■ Given exercise: Skipping all pictures, set down the lines of the listing from the first through the one with "cell_types = ['antipodal".

■ Information provided:
_ _ _ _ _

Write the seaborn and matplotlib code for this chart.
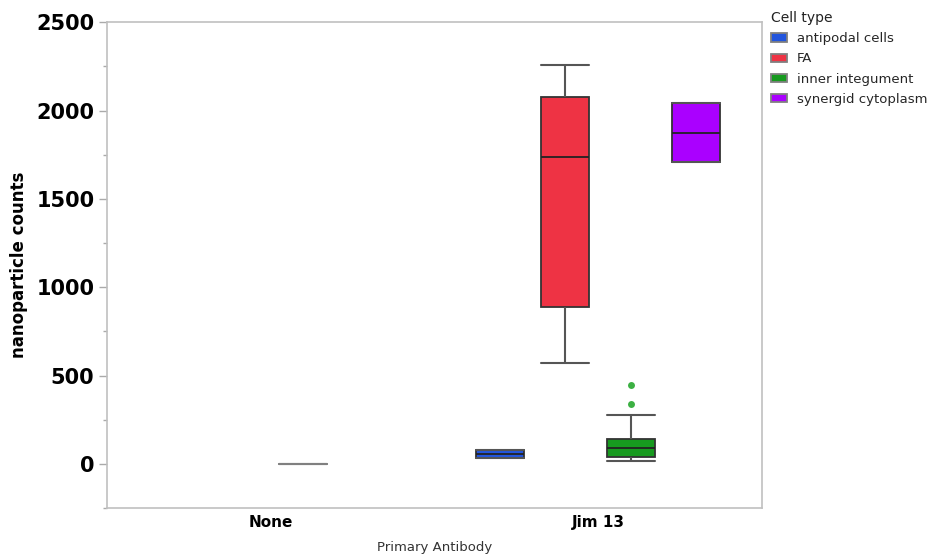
import pandas as pd
import matplotlib.pyplot as plt
from matplotlib.ticker import MultipleLocator
import seaborn as sns

# values
antibodies = ['None', 'Jim 13']
cell_types = ['antipodal cells', 'FA', 'inner integument', 'synergid cytoplasm']

none_inner_integument = [0, 0, 0, 0, 0]
jim13_antipodal = [36, 36, 58, 79, 79]
jim13_fa = [573, 890, 1739, 2077, 2260]
jim13_inner_integument = [17, 25, 33, 40, 55, 75, 92, 105, 125, 143, 280, 338, 448]
jim13_synergid = [1708, 1708, 1875, 2041, 2041]

box_colors = ['#2255dd', '#ee3344', '#179a1f', '#aa00ff']


def build_frame():
    rows = []
    groups = [
        ('None', 'inner integument', none_inner_integument),
        ('Jim 13', 'antipodal cells', jim13_antipodal),
        ('Jim 13', 'FA', jim13_fa),
        ('Jim 13', 'inner integument', jim13_inner_integument),
        ('Jim 13', 'synergid cytoplasm', jim13_synergid),
    ]
    for ab, cell, vals in groups:
        for v in vals:
            rows.append({'Primary Antibody': ab, 'Cell type': cell, 'counts': v})
    return pd.DataFrame(rows)


df = build_frame()

sns.set_style('white')
plt.rcParams['font.family'] = ['DejaVu Sans']

fig = plt.figure(figsize=(9.37, 5.56), dpi=100)
ax = fig.add_axes([0.114, 0.086, 0.699, 0.874])

sns.boxplot(data=df, x='Primary Antibody', y='counts', hue='Cell type',
            order=antibodies, hue_order=cell_types, palette=box_colors,
            saturation=1, gap=0.27, width=0.8, linecolor='#333333', linewidth=1.3,
            whiskerprops={'color': '#555555', 'linewidth': 1.5},
            capprops={'color': '#555555', 'linewidth': 1.5},
            medianprops={'color': '#222222', 'linewidth': 1.3},
            flierprops={'marker': 'o', 'markerfacecolor': '#3cb043',
                        'markeredgecolor': 'none', 'markersize': 5},
            capwidths=0.146, ax=ax)

# the all-zero group collapses to a flat grey line
for p in ax.patches:
    ext = p.get_path().get_extents(p.get_patch_transform())
    if ext.height == 0:
        p.set_edgecolor('#808080')
for ln in ax.lines:
    xd = ln.get_xdata()
    if len(xd) and max(xd) < 0.5:
        ln.set_color('#808080')

ax.set_ylim(-250, 2500)
ax.set_xlim(-0.5, 1.5)
ax.yaxis.set_major_locator(MultipleLocator(500))
ax.yaxis.set_minor_locator(MultipleLocator(250))
ax.tick_params(axis='y', which='major', length=6, width=1, color='#aaaaaa',
               labelsize=15, pad=3, left=True, labelcolor='black')
ax.tick_params(axis='y', which='minor', length=3, width=1, color='#aaaaaa', left=True)
ax.tick_params(axis='x', length=0, labelsize=11, pad=5, labelcolor='black')
for lab in ax.get_yticklabels() + ax.get_xticklabels():
    lab.set_fontweight('bold')

for sp in ax.spines.values():
    sp.set_color('#c0c0c0')
    sp.set_linewidth(1.2)

ax.set_ylabel('nanoparticle counts', fontsize=12, fontweight='bold', labelpad=6,
              color='black')
ax.set_xlabel('Primary Antibody', fontsize=9.5, color='#333333', labelpad=8)

handles, labels = ax.get_legend_handles_labels()
ax.legend_.remove()
leg = fig.legend(handles, labels, title='Cell type', loc='upper left',
                 bbox_to_anchor=(0.817, 0.99), frameon=False, fontsize=9.5,
                 title_fontsize=10, alignment='left', handlelength=1.2,
                 handleheight=0.6, labelspacing=0.55, borderaxespad=0)
leg.get_title().set_color('#222222')

plt.savefig('out.png', dpi=100)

_ _ _ _ _

■ Written answer:
Write the seaborn and matplotlib code for this chart.
import pandas as pd
import matplotlib.pyplot as plt
from matplotlib.ticker import MultipleLocator
import seaborn as sns

# values
antibodies = ['None', 'Jim 13']
cell_types = ['antipodal cells', 'FA', 'inner integument', 'synergid cytoplasm']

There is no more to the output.